Les visites régulières dans les lieux de détention représentent pour le CICR l'instrument indispensable qui lui permet de connaître précisément la situation. Pour pouvoir jouer pleinement son rôle et faire une analyse objective, le CICR a établi quatre conditions non dérogeables:
- Accès à tous les détenus entrant dans son champ d'intérêt quels que soient les lieux où ils se trouvent;
- Entretien sans témoins avec les détenus de son choix;
- Possibilité de relever l'identité des détenus;
- Répétition des visites.
Les visites s'insèrent dans le cadre d'un dialogue approfondi et confidentiel entre le CICR et les autorités compétentes qui débouche sur la transmission de rapports également confidentiels. Ces rapports visent à donner aux autorités une image aussi précise que possible de la manière avec laquelle leurs propres organes traitent les détenus dès leur arrestation; ils contiennent des recommandations constructives et réalistes.
Cet effort visant à responsabiliser et à convaincre les autorités à tous les échelons de la hiérarchie représente l'une des caractéristiques de l'approche du CICR. D'autres caractéristiques sont l'accès direct aux personnes concernées, l'implication dans la durée, la prise d'identité des détenus et le suivi de leur situation jusqu'à leur remise en liberté.
Parfois, le CICR entreprend des activités visant à soutenir et à renforcer le fonctionnement des structures, particulièrement carcérales. La nécessité peut aussi l'amener à se substituer provisoirement aux obligations des autorités pour assurer la survie des détenus dans des domaines comme la santé, l'alimentation ou l'hygiène.

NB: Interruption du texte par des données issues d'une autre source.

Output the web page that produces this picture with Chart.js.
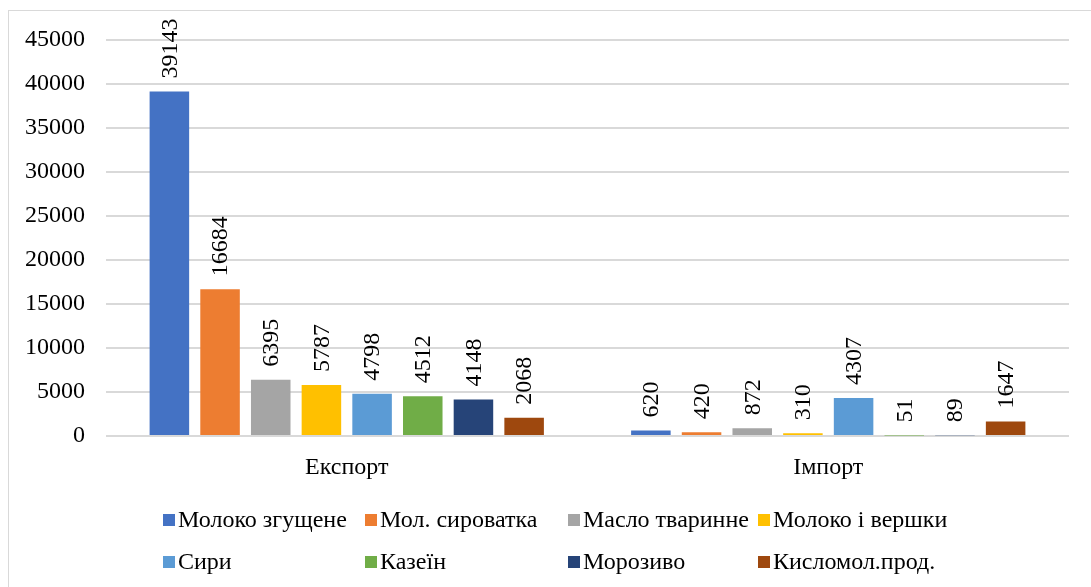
<!DOCTYPE html>
<html>
<head>
<meta charset="utf-8">
<script src="https://cdn.jsdelivr.net/npm/chart.js@4.4.0/dist/chart.umd.min.js"></script>
<style>
  body { margin: 0; background: #fff; font-family: 'Liberation Serif', serif; }
  #wrap { position: relative; width: 1091px; height: 587px; overflow: hidden; }
  #frame { position: absolute; left: 8px; top: 10px; width: 1100px; height: 600px; border: 1px solid #d9d9d9; }
  canvas { position: absolute; left: 0; top: 0; }
  #legend { position: absolute; left: 0; top: 0; }
  .item { position: absolute; font-family: 'Liberation Serif', serif; font-size: 24px; color: #000; white-space: nowrap; line-height: 28px; }
  .box { display: inline-block; width: 12px; height: 12px; margin-right: 3px; vertical-align: 1px; }
</style>
</head>
<body>
<div id="wrap">
  <div id="frame"></div>
  <canvas id="myChart" width="1091" height="587"></canvas>
  <div id="legend"></div>
</div>
<script>
const categories = ["Експорт", "Імпорт"];
const names = ["Молоко згущене", "Мол. сироватка", "Масло тваринне", "Молоко і вершки",
               "Сири", "Казеїн", "Морозиво", "Кисломол.прод."];
const exportValues = [39143, 16684, 6395, 5787, 4798, 4512, 4148, 2068];
const importValues = [620, 420, 872, 310, 4307, 51, 89, 1647];
const colors = ['#4472C4', '#ED7D31', '#A5A5A5', '#FFC000', '#5B9BD5', '#70AD47', '#264478', '#9E480E'];
const yTicks = [0, 5000, 10000, 15000, 20000, 25000, 30000, 35000, 40000, 45000];

const font = "'Liberation Serif', serif";

const datasets = names.map(function (n, i) {
    return {
        label: n,
        data: [exportValues[i], importValues[i]],
        backgroundColor: colors[i],
        borderWidth: 0,
        categoryPercentage: 0.842,
        barPercentage: 0.78
    };
});

// labels above bars, turned upright
const barLabels = {
    id: 'barLabels',
    afterDatasetsDraw(chart) {
        const ctx = chart.ctx;
        ctx.save();
        ctx.fillStyle = '#000';
        ctx.font = '24px ' + font;
        ctx.textAlign = 'left';
        ctx.textBaseline = 'middle';
        chart.data.datasets.forEach(function (ds, i) {
            chart.getDatasetMeta(i).data.forEach(function (bar, j) {
                ctx.save();
                ctx.translate(bar.x, bar.y - 13);
                ctx.rotate(-Math.PI / 2);
                ctx.fillText(String(ds.data[j]), 0, 1);
                ctx.restore();
            });
        });
        ctx.restore();
    }
};

Chart.defaults.font.family = font;

const chart = document.getElementById("myChart");
let barChart = new Chart(chart, {
    type: 'bar',
    data: { labels: categories, datasets: datasets },
    options: {
        responsive: false,
        animation: false,
        layout: { padding: { top: 40, right: 22, bottom: 101, left: 0 } },
        plugins: {
            legend: { display: false },
            tooltip: { enabled: false }
        },
        scales: {
            x: {
                grid: { display: false, drawTicks: false },
                border: { display: false },
                ticks: { color: '#000', font: { family: font, size: 24 }, padding: 17 },
                afterFit(scale) { scale.height = 50; }
            },
            y: {
                min: 0,
                max: 45000,
                afterBuildTicks(scale) { scale.ticks = yTicks.map(v => ({ value: v })); },
                grid: { color: '#d9d9d9', lineWidth: 2, drawTicks: false },
                border: { display: false },
                ticks: {
                    color: '#000',
                    font: { family: font, size: 24 },
                    padding: 21,
                    callback: function (v) { return String(v); }
                },
                afterFit(scale) { scale.width = 106; }
            }
        }
    },
    plugins: [barLabels]
});

// legend in a 4 x 2 grid
const colX = [163, 365, 568, 758];
const rowY = [505, 547];
const legend = document.getElementById("legend");
names.forEach(function (n, i) {
    const el = document.createElement('div');
    el.className = 'item';
    el.style.left = colX[i % 4] + 'px';
    el.style.top = rowY[Math.floor(i / 4)] + 'px';
    el.innerHTML = '<span class="box" style="background:' + colors[i] + '"></span>' + n;
    legend.appendChild(el);
});
</script>
</body>
</html>
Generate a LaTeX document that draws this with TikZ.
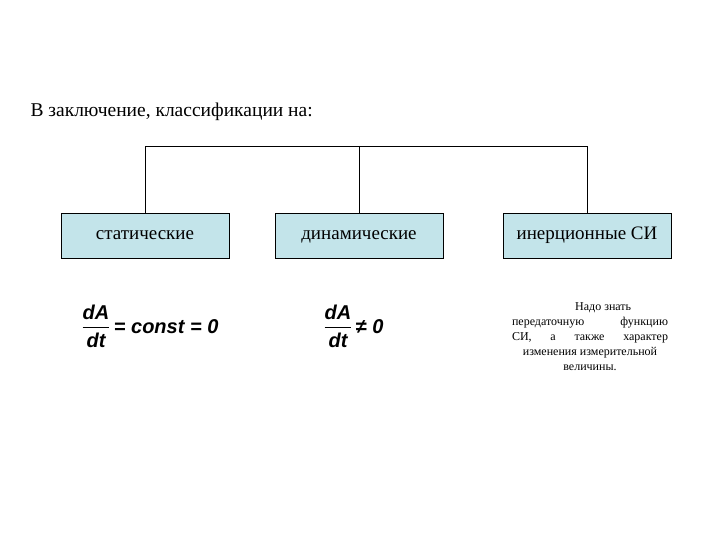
\documentclass[tikz,border=0pt]{standalone}
\usepackage{amsmath}
\usepackage{fontspec}
\setmainfont{Liberation Serif}
\setsansfont{Liberation Sans}
\begin{document}
\begin{tikzpicture}[x=1pt,y=-1pt,
  box/.style={draw=black,fill=boxblue,minimum width=168pt,minimum height=45pt,inner sep=0pt,text height=13pt,text depth=4pt,font=\fontsize{19}{21}\selectfont},
  ln/.style={draw=black,line width=0.8pt},
  fm/.style={font=\fontsize{20}{24}\selectfont\sffamily\bfseries\itshape}]
\definecolor{boxblue}{HTML}{C3E4EA}
\useasboundingbox (0,0) rectangle (720,540);
\node[anchor=base west,font=\fontsize{19.5}{22}\selectfont] (t) at (27,117) {В заключение, классификации на:};
\node[box] (b1) at (145,235.5) {статические};
\node[box] (b2) at (359,235.5) {динамические};
\node[box] (b3) at (587,235.5) {инерционные СИ};
\coordinate (c1) at (145,146);
\coordinate (c2) at (359,146);
\coordinate (c3) at (587,146);
\draw[ln] (b1.north) -- (c1) -- (c3) -- (b3.north);
\draw[ln] (c2) -- (b2.north);
\node[fm,anchor=west] (f1) at (78,326) {$\dfrac{\text{dA}}{\text{dt}}$\,= const = 0};
\node[fm,anchor=west] (f2) at (320,326) {$\dfrac{\text{dA}}{\text{dt}}$\,{\upshape ≠} 0};
\node[font=\fontsize{12}{15}\selectfont,align=center] (n) at (590,337)
 {\hspace*{2.2em}Надо знать\\
  \makebox[156pt]{передаточную\hfill функцию}\\
  \makebox[156pt]{СИ,\hfill а\hfill также\hfill характер}\\
  изменения измерительной\\
  величины.};
\end{tikzpicture}
\end{document}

A ce sujet, nous souhaitons mettre en évidence une évolution préoccupante, paradoxale eu égard à l'accroissement des capacités d'observation et de prévention mentionné au début de cette intervention. Pour d'innombrables raisons et quel que soit le niveau de développement des sociétés concernées, le nombre des détenus a tendance à augmenter. Les infrastructures suivent rarement cette augmentation. Au contraire, dans plus en plus de pays, les conditions matérielles de détention se détériorent de manière catastrophique et menacent l'intégrité physique, voire la vie, des détenus. Ce phénomène s'explique en général par le sur peuplement carcéral, lié notamment aux lenteurs et à l'inefficacité des procédures judiciaires, et par l'insuffisance des budgets alloués. Certaines autorités reconnaissent publiquement leur incapacité à assurer des conditions de détention décentes.
En conclusion, Monsieur le Président, soulignons que le CICR n'a ni la prétention, ni les moyens de défendre tous les droits des détenus. Son approche, qui vise en priorité à prévenir des formes de violence, à apaiser des tensions et à favoriser une réconciliation future, se veut volontairement limitée. Néanmoins, il y a urgence à travailler au renforcement des capacités nationales et du fonctionnement des institutions, en particulier de l'administration de la justice. La Communauté internationale doit aussi se mobiliser dans ce domaine et mettre en place des politiques de coopération et de développement efficaces.